__DIRECTIONS__: Determine how many lines in the entries below include "this". The reply should be that number and nothing else.

--- START GIVEN DATA ---

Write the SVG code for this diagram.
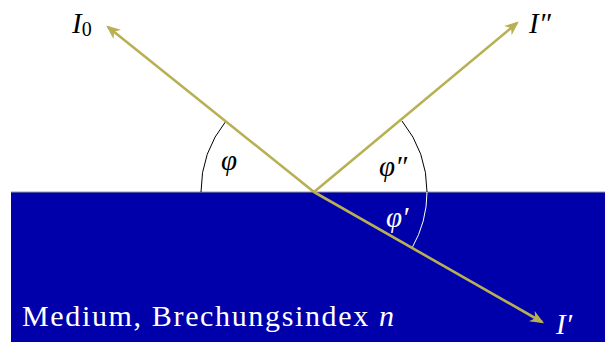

--- END GIVEN DATA ---
--- START GIVEN DATA ---

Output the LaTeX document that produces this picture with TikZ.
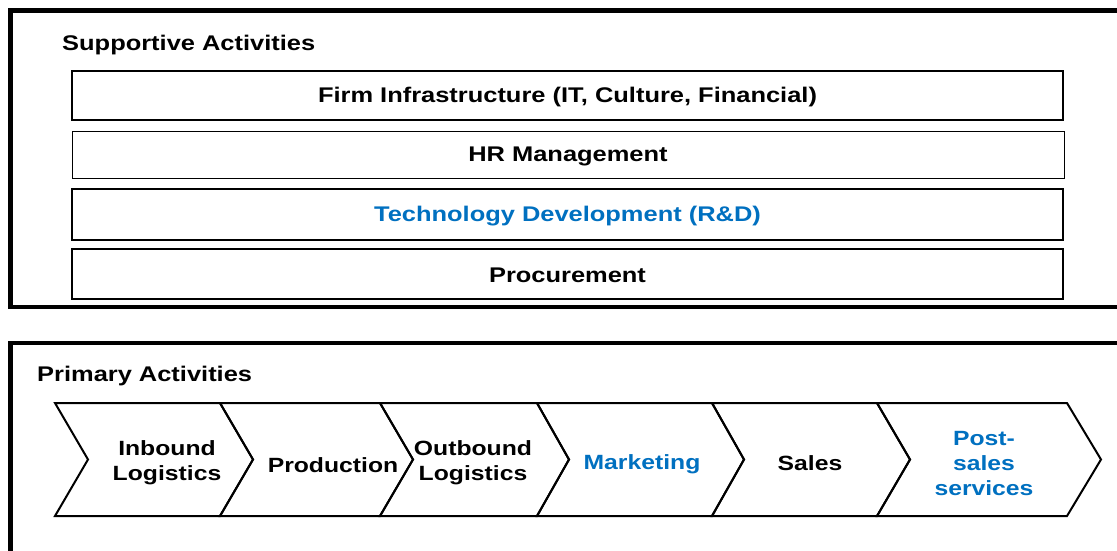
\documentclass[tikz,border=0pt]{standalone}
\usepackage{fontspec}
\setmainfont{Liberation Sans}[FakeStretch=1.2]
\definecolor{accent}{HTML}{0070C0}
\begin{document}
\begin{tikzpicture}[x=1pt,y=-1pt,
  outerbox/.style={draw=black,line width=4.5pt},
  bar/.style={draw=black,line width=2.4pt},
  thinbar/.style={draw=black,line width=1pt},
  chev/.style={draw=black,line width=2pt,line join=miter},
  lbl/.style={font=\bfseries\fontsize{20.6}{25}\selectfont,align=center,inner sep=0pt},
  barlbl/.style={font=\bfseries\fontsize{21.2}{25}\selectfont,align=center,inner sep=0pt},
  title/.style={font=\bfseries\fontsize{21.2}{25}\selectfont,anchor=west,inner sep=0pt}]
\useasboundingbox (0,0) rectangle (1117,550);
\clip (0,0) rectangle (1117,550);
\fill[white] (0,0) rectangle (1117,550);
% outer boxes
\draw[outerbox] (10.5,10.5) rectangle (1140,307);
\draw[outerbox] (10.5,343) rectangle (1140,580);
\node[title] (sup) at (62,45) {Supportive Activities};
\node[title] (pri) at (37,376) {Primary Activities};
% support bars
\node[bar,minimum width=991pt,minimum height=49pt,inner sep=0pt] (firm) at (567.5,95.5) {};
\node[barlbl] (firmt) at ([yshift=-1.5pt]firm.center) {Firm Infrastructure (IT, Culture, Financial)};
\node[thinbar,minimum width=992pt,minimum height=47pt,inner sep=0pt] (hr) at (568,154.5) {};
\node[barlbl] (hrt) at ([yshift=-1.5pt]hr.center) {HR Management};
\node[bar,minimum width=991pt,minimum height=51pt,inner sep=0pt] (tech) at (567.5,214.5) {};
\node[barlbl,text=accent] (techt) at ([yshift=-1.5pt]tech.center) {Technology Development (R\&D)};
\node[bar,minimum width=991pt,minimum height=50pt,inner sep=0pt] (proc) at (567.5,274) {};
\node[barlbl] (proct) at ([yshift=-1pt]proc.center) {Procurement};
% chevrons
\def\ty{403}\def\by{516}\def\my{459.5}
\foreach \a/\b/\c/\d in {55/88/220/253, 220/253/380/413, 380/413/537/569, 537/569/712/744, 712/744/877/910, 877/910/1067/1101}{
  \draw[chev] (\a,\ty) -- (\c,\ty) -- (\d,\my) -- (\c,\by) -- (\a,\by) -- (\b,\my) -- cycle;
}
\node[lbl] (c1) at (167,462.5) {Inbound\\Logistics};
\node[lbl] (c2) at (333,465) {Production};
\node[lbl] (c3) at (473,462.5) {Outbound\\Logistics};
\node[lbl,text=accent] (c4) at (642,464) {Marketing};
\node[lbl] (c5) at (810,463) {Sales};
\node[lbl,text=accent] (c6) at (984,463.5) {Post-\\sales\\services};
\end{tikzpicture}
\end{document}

--- END GIVEN DATA ---

__CORRECT ANSWER__: 2